* **TO DO**
Find each line with the string "script" and report it.

─── RECORDS SHOWN

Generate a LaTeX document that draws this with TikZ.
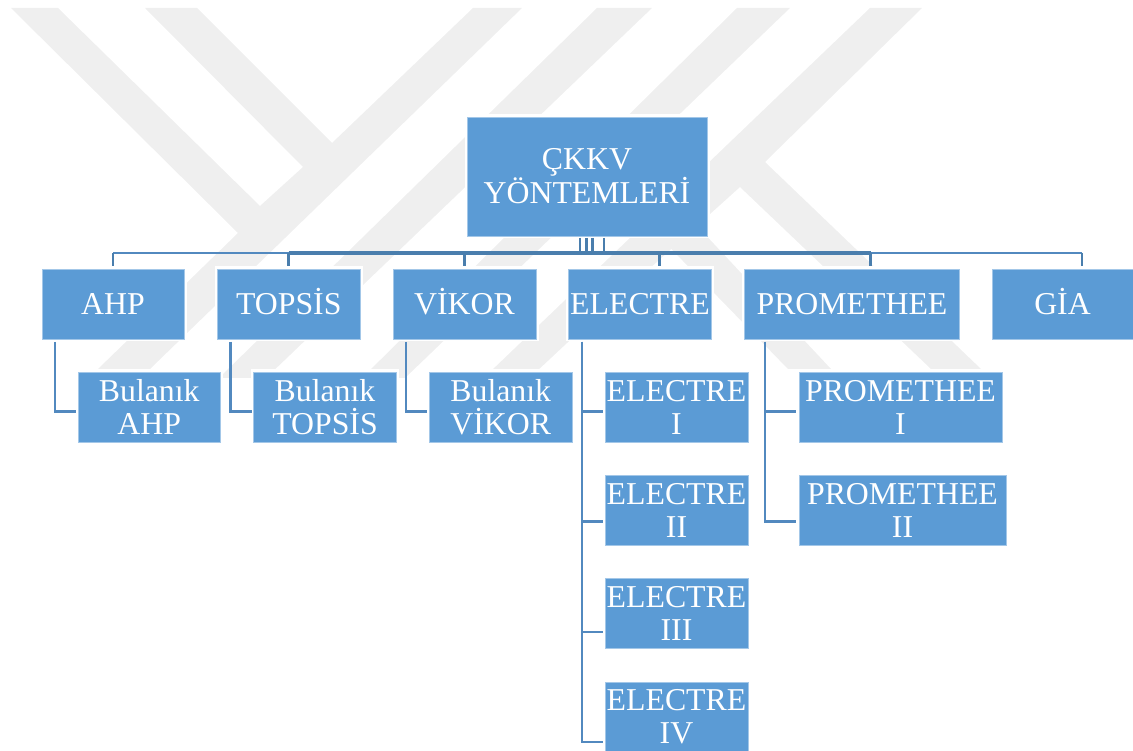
\documentclass[tikz,border=0pt]{standalone}
\usepackage{fontspec}
\setmainfont{Liberation Serif}
\definecolor{boxblue}{HTML}{5B9BD5}
\definecolor{boxedge}{HTML}{A3C7E8}
\definecolor{mark}{HTML}{EFEFEF}
\definecolor{linkblue}{HTML}{5289BF}
\definecolor{busdark}{HTML}{4A7EAD}
\tikzset{
  wm/.style={fill=mark,draw=none},
  boxnode/.style={fill=boxblue,draw=boxedge,line width=0.6pt,
    preaction={draw=white,line width=5pt},
    text=white,inner sep=0pt,align=center,
    node font=\fontsize{31.8pt}{33pt}\selectfont},
  single/.style={text height=21pt,text depth=0pt},
  link/.style={draw=linkblue,line width=2.7pt},
  bus/.style={draw=busdark,line width=3.4pt},
  thinbus/.style={draw=linkblue,line width=2.4pt},
  stub/.style={draw=busdark,line width=2.5pt}
}
\begin{document}
\begin{tikzpicture}[x=1pt,y=-1pt]
\useasboundingbox (0,0) rectangle (1133,751);
\clip (0,0) rectangle (1133,751);
% watermark
\fill[wm] (11,8)--(58,8)--(260,206)--(303,167)--(145,8)--(197,8)--(332,143)--(473,8)--(522,8)--(150,369)--(98,369)--(238,233)--cycle;
\fill[wm] (597,8)--(652,8)--(266,378)--(219,378)--cycle;
\fill[wm] (737,8)--(790,8)--(405,378)--(362,378)--cycle;
\fill[wm] (870,8)--(922,8)--(765,162)--(981,369)--(931,369)--(740,187)--(567,343)--(536,372)--(490,372)--cycle;
\fill[wm] (647,224)--(699,228)--(831,369)--(788,369)--cycle;
% boxes
\node[boxnode,minimum width=240pt,minimum height=119pt] (root) at (587,176.5) {ÇKKV\\YÖNTEMLERİ};
\node[boxnode,single,minimum width=142pt,minimum height=70pt] (ahp) at (113,304) {AHP};
\node[boxnode,single,minimum width=142.5pt,minimum height=70pt] (topsis) at (288.75,304) {TOPSİS};
\node[boxnode,single,minimum width=143pt,minimum height=70pt] (vikor) at (464.5,304) {VİKOR};
\node[boxnode,single,minimum width=143pt,minimum height=70pt] (electre) at (640,304) {ELECTRE};
\node[boxnode,single,minimum width=214.5pt,minimum height=70pt] (prom) at (852,304) {PROMETHEE};
\node[boxnode,single,minimum width=141pt,minimum height=70pt] (gia) at (1062.5,304) {GİA};
\node[boxnode,minimum width=142.5pt,minimum height=70pt] (bahp) at (149.25,407) {Bulanık\\AHP};
\node[boxnode,minimum width=142.5pt,minimum height=70pt] (btop) at (325,407) {Bulanık\\TOPSİS};
\node[boxnode,minimum width=142.5pt,minimum height=70pt] (bvik) at (500.75,407) {Bulanık\\VİKOR};
\node[boxnode,minimum width=143pt,minimum height=70pt] (e1) at (676.5,407) {ELECTRE\\I};
\node[boxnode,minimum width=143pt,minimum height=70pt] (e2) at (676.5,510) {ELECTRE\\II};
\node[boxnode,minimum width=143pt,minimum height=70pt] (e3) at (676.5,613) {ELECTRE\\III};
\node[boxnode,minimum width=143pt,minimum height=69pt] (e4) at (676.5,716.5) {ELECTRE\\IV};
\node[boxnode,minimum width=203pt,minimum height=70pt] (p1) at (900.5,407) {PROMETHEE\\I};
\node[boxnode,minimum width=207pt,minimum height=70pt] (p2) at (902.5,510) {PROMETHEE\\II};
% bus coordinates
\coordinate (bA) at (113,253);   \coordinate (dA) at (113,266);
\coordinate (bT) at (288.5,253); \coordinate (dT) at (288.5,266);
\coordinate (bV) at (464.5,253); \coordinate (dV) at (464.5,266);
\coordinate (bE) at (659.5,253); \coordinate (dE) at (659.5,266);
\coordinate (bP) at (870.5,253); \coordinate (dP) at (870.5,266);
\coordinate (bG) at (1082,253);  \coordinate (dG) at (1082,266);
\coordinate (s1a) at (580,238);   \coordinate (s1b) at (580,252);
\coordinate (s2a) at (586.5,238); \coordinate (s2b) at (586.5,252);
\coordinate (s3a) at (592.5,238); \coordinate (s3b) at (592.5,252);
\coordinate (s4a) at (604,238);   \coordinate (s4b) at (604,252);
\draw[thinbus] (bA) -- (bG);
\draw[bus] (bT) -- (bP);
\draw[stub] (s1a) -- (s1b);
\draw[stub] (s2a) -- (s2b);
\draw[stub] (s3a) -- (s3b);
\draw[stub] (s4a) -- (s4b);
\draw[stub] (bA) -- (dA);
\draw[stub] (bT) -- (dT);
\draw[stub] (bV) -- (dV);
\draw[stub] (bE) -- (dE);
\draw[stub] (bP) -- (dP);
\draw[stub] (bG) -- (dG);
% child connectors
\coordinate (cA) at (55,342);   \coordinate (cAe) at (76,411.5);
\coordinate (cT) at (230.5,342);\coordinate (cTe) at (251.5,411.5);
\coordinate (cV) at (406,342);  \coordinate (cVe) at (427,411.5);
\coordinate (cE) at (582,342);
\coordinate (cE1) at (602.5,411.5);
\coordinate (cE2) at (602.5,521.5);
\coordinate (cE3) at (602.5,632);
\coordinate (cE4) at (602.5,742);
\coordinate (cP) at (765,342);
\coordinate (cP1) at (796,411.5);
\coordinate (cP2) at (796,521.5);
\draw[link] (cA) |- (cAe);
\draw[link] (cT) |- (cTe);
\draw[link] (cV) |- (cVe);
\draw[link] (cE) |- (cE4);
\draw[link] (cE) |- (cE1);
\draw[link] (cE) |- (cE2);
\draw[link] (cE) |- (cE3);
\draw[link] (cP) |- (cP2);
\draw[link] (cP) |- (cP1);
\end{tikzpicture}
\end{document}
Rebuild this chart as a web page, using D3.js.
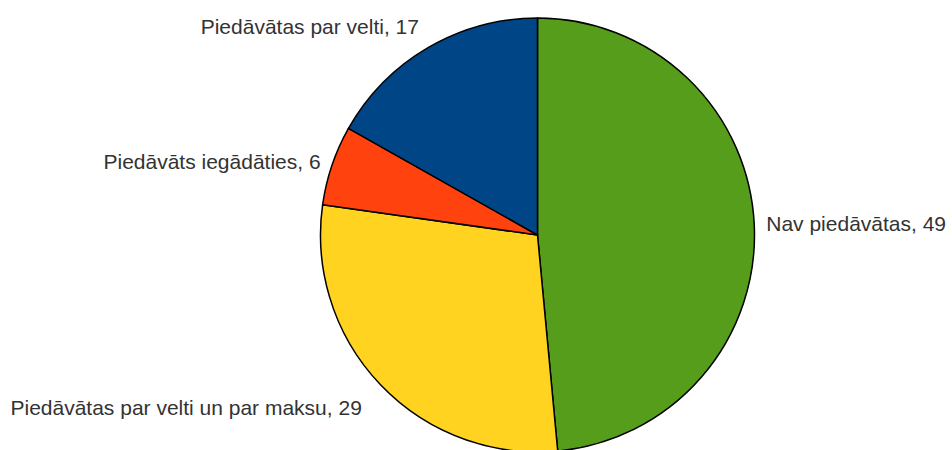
<!DOCTYPE html>
<html>
<head>
<meta charset="utf-8">
<script src="https://cdn.jsdelivr.net/npm/d3@7"></script>
<style>
  html, body { margin: 0; padding: 0; background: #fff; }
  svg { display: block; }
  .label { font-family: "Liberation Sans", Arial, sans-serif; font-size: 21px; fill: #333; }
</style>
</head>
<body>
<svg id="chart"></svg>
<script>
// dati
const categories = ["Nav piedāvātas", "Piedāvātas par velti un par maksu", "Piedāvāts iegādāties", "Piedāvātas par velti"];
const values = [49, 29, 6, 17];
const colors = ["#579d1c", "#ffd320", "#ff420e", "#004586"];

const width = 952;
const height = 450;
const cx = 537.5, cy = 235, radius = 217;
const labelRadius = radius + 12;
// small per-label nudges (LibreOffice best-fit placement)
const labelNudge = { "Nav piedāvātas": [0, 0], "Piedāvātas par velti un par maksu": [-10, 6], "Piedāvāts iegādāties": [0, 4], "Piedāvātas par velti": [-3, 0] };

const svg = d3.select("#chart").attr("width", width).attr("height", height);

const pie = d3.pie().sort(null).value(d => d.value);
const arc = d3.arc().innerRadius(0).outerRadius(radius);

const slices = pie(categories.map((c, i) => ({ name: c, value: values[i], color: colors[i] })));

const g = svg.append("g").attr("transform", `translate(${cx},${cy})`);

g.selectAll("path")
    .data(slices)
    .enter()
    .append("path")
    .attr("d", arc)
    .attr("fill", d => d.data.color)
    .attr("stroke", "#000")
    .attr("stroke-width", 1.5)
    .attr("stroke-linejoin", "round");

g.selectAll(".label")
    .data(slices)
    .enter()
    .append("text")
    .attr("class", "label")
    .each(function(d) {
        const a = (d.startAngle + d.endAngle) / 2;
        const s = Math.sin(a), c = Math.cos(a);
        const nudge = labelNudge[d.data.name];
        const x = labelRadius * s + nudge[0];
        const yCenter = -labelRadius * c - c * 12;
        d3.select(this)
            .attr("x", x)
            .attr("y", yCenter + 7.5 + nudge[1])
            .attr("text-anchor", s > 0 ? "start" : "end");
    })
    .text(d => `${d.data.name}, ${d.data.value}`);
</script>
</body>
</html>
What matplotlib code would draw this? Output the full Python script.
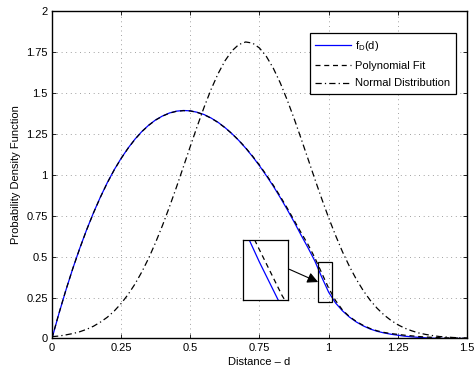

──────

* **WORKED ANSWER**
<script src="https://cdn.jsdelivr.net/npm/d3@7"></script>
<script>
</script>
What matplotlib code would draw this? Output the full Python script.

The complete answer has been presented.